Unless you own a Honda CR-V or are in the market for a similarly sized vehicle, you have likely never given a second thought to the polite Japanese compact SUV. It's no head-turner, but there are frankly countless examples toddling around the UAE's roads – rarely driven at speeds that would make them stand out from the anonymous crowds.
On a global level, the figures are impressive: Honda claims that the CR-V is the world’s best-selling SUV of the past five years, delivering 3.5 million cars in that time, with 738,000 sold last year alone. The latter figure is a sizeable proportion of the 5.1 million new Hondas that left forecourts in 2016, making it the carmaker’s top unit-shifter. All of which explains why, for Honda at least, the fifth-generation CR-V is seen as a big deal.
Now, millions of people buy Ed Sheeran records. Millions more vote globally for offensive politicians. People, as a sheep-like mass, can’t always be trusted. But in a motoring world obsessed with horsepower, torque and Nürburgring lap times, it’s sometimes easy to inadvertently sidle away from real-world concerns. And if you’re more worried about whether your offspring might lose a digit in slamming tailgates than you are about 0-to-100kph times, you will be glad to know that among the CR-V’s smart technology is a “pinch” sensor to stop the boot from closing if your errant child pokes a hand in there. In the Touring spec that I test drive, the powered tailgate also has programmable settings to open to convenient levels for users of all heights, another small but thoughtful touch.

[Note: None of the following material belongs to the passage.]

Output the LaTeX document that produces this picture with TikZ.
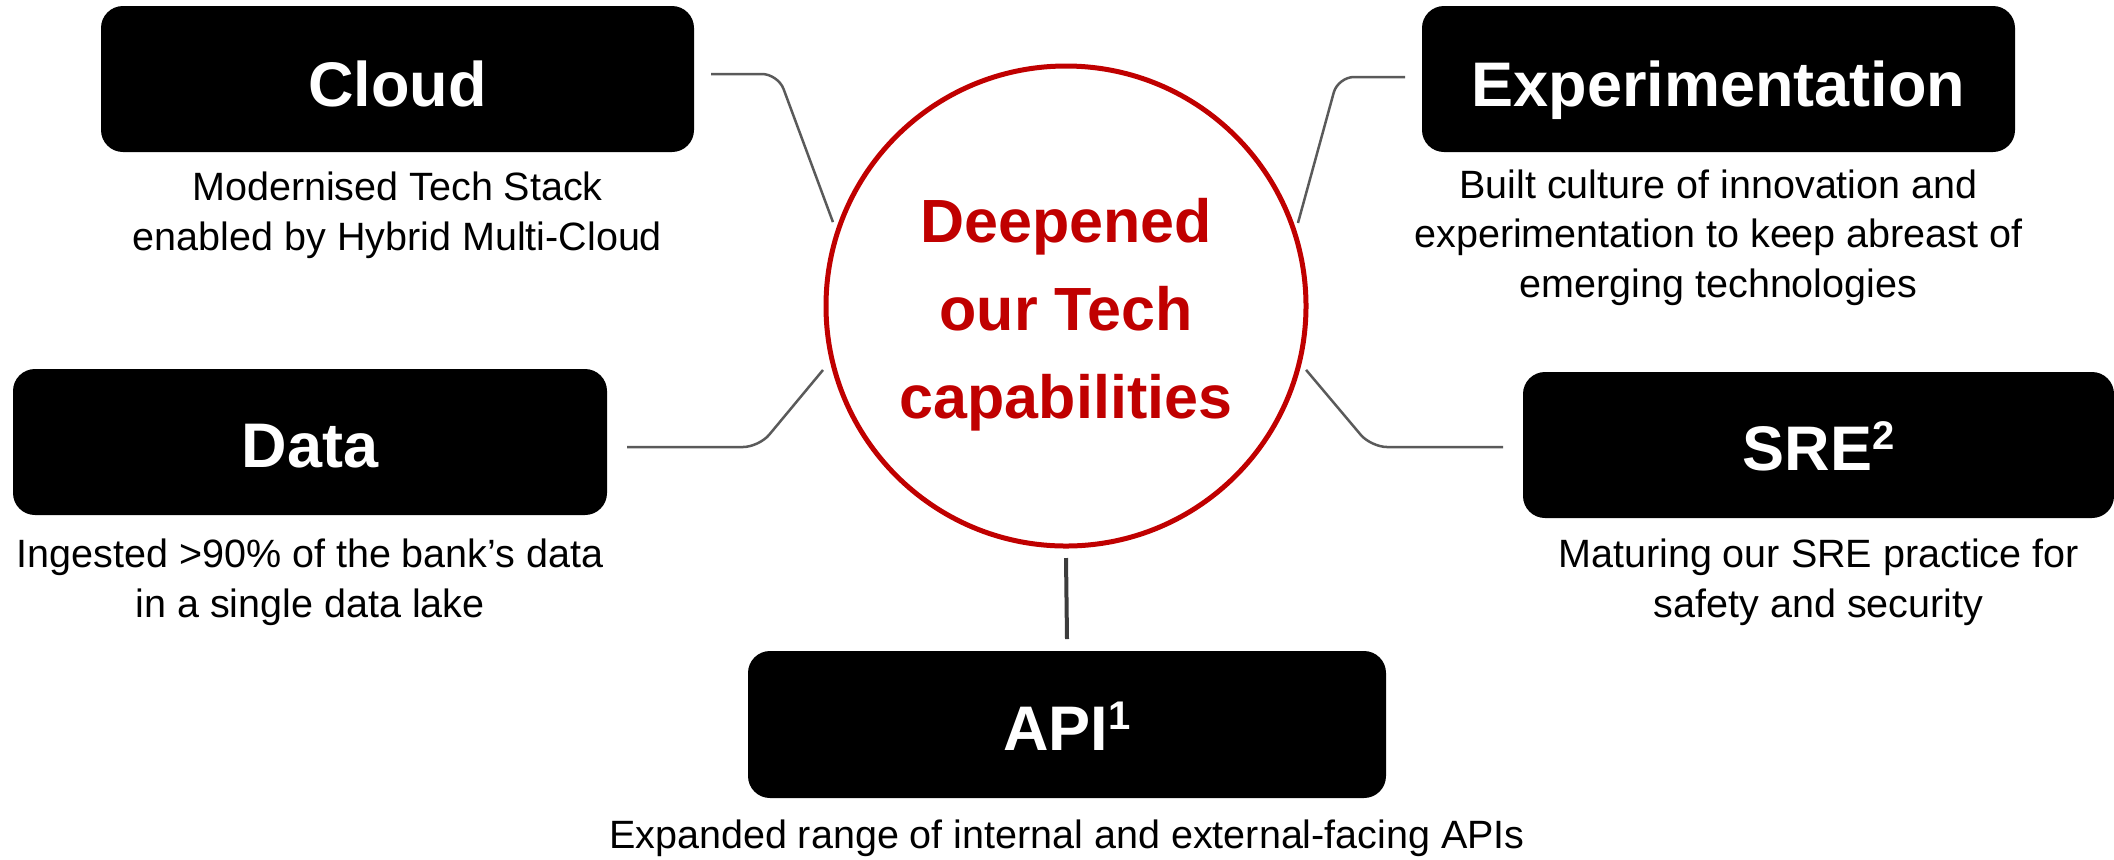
\documentclass[tikz,border=0pt]{standalone}
\usepackage{fontspec}
\setmainfont{Liberation Sans}
\usetikzlibrary{calc}
\definecolor{hubred}{HTML}{C00000}
\definecolor{linkgray}{HTML}{5A5A5A}
\definecolor{stemgray}{HTML}{3C3C3C}
% raised footnote number after a tile title
\newcommand\supmark[1]{\raisebox{10.5pt}{\fontsize{20}{20}\selectfont #1}}

\begin{document}
\begin{tikzpicture}[x=0.5pt,y=0.5pt,
  tile/.style={fill=black, rounded corners=11pt, minimum height=73pt,
    inner sep=0pt, outer sep=0pt},
  tiletext/.style={text=white, font=\fontsize{31.5}{36}\selectfont\bfseries,
    anchor=base, inner sep=0pt},
  % captions are placed by the baseline of their last line
  caption/.style={font=\fontsize{19.75}{24.75}\selectfont, align=center,
    anchor=base, inner sep=0pt},
  hub/.style={circle, draw=hubred, line width=2.5pt, minimum size=240pt,
    inner sep=0pt, outer sep=0pt},
  hubtext/.style={text=hubred, font=\fontsize{30.5}{44}\selectfont\bfseries,
    align=center, inner sep=0pt},
  link/.style={draw=linkgray, line width=1.25pt, rounded corners=8pt},
  stem/.style={draw=stemgray, line width=2pt}
]
\useasboundingbox (0,0) rectangle (2114,-859);

% central circle
\node[hub] (hub) at (1066,-306) {};
\node[hubtext] (hubT) at ($(hub.center)+(0,-9)$) {Deepened\\our Tech\\capabilities};

% tiles
\node[tile, minimum width=296.5pt] (cloud) at (397.5,-79) {};
\node[tile, minimum width=296.5pt] (exper) at (1718.5,-79) {};
\node[tile, minimum width=297pt]   (data)  at (310,-442) {};
\node[tile, minimum width=295.5pt] (sre)   at (1818.5,-445) {};
\node[tile, minimum width=319pt, minimum height=73.5pt] (api) at (1067,-724.5) {};

% tile titles
\node[tiletext] (cloudT) at ($(cloud.center)+(0,-27)$) {Cloud};
\node[tiletext] (experT) at ($(exper.center)+(0,-27)$) {Experimentation};
\node[tiletext] (dataT)  at ($(data.center)+(0,-25)$)  {Data};
\node[tiletext] (sreT)   at ($(sre.center)+(0,-25)$)   {SRE\supmark{2}};
\node[tiletext] (apiT)   at ($(api.center)+(0,-25.5)$) {API\supmark{1}};

% captions under the tiles
\node[caption] (cloudC) at ($(cloud.south)+(0,-98)$) {Modernised Tech Stack\\enabled by Hybrid Multi-Cloud};
\node[caption] (experC) at ($(exper.south)+(0,-145)$) {Built culture of innovation and\\experimentation to keep abreast of\\emerging technologies};
\node[caption] (dataC)  at ($(data.south)+(0,-102)$)  {Ingested >90\% of the bank’s data\\in a single data lake};
\node[caption] (sreC)   at ($(sre.south)+(0,-99)$)   {Maturing our SRE practice for\\safety and security};
\node[caption] (apiC)   at ($(api.south)+(0,-50)$)   {Expanded range of internal and external-facing APIs};

% connectors from the tiles towards the circle
\draw[link] ($(cloud.east)+(17,5)$) -- ++(67,0) -- ($(hub.center)+(160.2:247.7)$);
\draw[link] ($(exper.west)+(-17,2)$) -- ++(-67,0) -- ($(hub.center)+(19.7:246.4)$);
\draw[link] ($(data.east)+(20,-5)$) -- ++(132,0) -- ($(hub.center)+(194.75:251.3)$);
\draw[link] ($(sre.west)+(-20,-2)$) -- ++(-132,0) -- ($(hub.center)+(345.1:248.4)$);
\draw[stem] ($(api.north)+(0,12)$) -- ($(hub.south)+(0,-12)$);
\end{tikzpicture}
\end{document}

And that’s largely what the CR-V represents: it strives to make your life easier, rather than in any way more exciting. If anything, its styling has become slightly more generic, planed into a plainer form that evokes a good few Korean rivals. Once again, though, the adjustments make good reading for practical types, with a cargo area that’s 250 millimetres longer, a wheelbase increased by 40mm and increased ground clearance. Its exterior is 30mm longer than the outgoing generation’s.
That practicality extends to one-touch folding rear seats, which can be moved via a button either from the rear seats or tailgate, for totally flat floor space. Honda has listened to customers about the little things, such as adding a physical volume knob to the stereo, which can now sync with your devices via CarPlay and Android Auto. To cancel out road roar, the CR-V employs active noise cancellation – similar to the innovation used in headphones – that works with or without the stereo on.
The driver-attention monitor, based on steering inputs and torque applications, begins its analysis after 30 minutes of driving. Display any telltale signs of fatigue, and your CR-V will gently warn that, hey, you might want to stop for a break. If things get really dangerous, the steering wheel will vibrate.
The 2.4L engine pushes out 184hp, which strangely looks better on paper than it actually feels in practice – it takes a fair bit of encouraging to get beyond the pace of a sleepy afternoon drive. Its continuously variable transmission, with “G-Shift Control”, aimed at getting more responsive acceleration, feels like it might need a shot in the arm – or perhaps a nudge from that driver-attention system. The Touring and EX specs are afforded all-wheel drive, while lower-level DX and LX are two-wheel drive only.
There are two interior colour choices: black or beige. That sums things up, rather: this isn’t a vehicle with which to impress Jeff next door with the spangly sports car, but such concerns couldn’t be further from the point. The CR-V does the simple things competently, upsets nobody and, at a starting price of Dh89,000, will doubtless once again prove very popular on the Emirates’ highways and byways.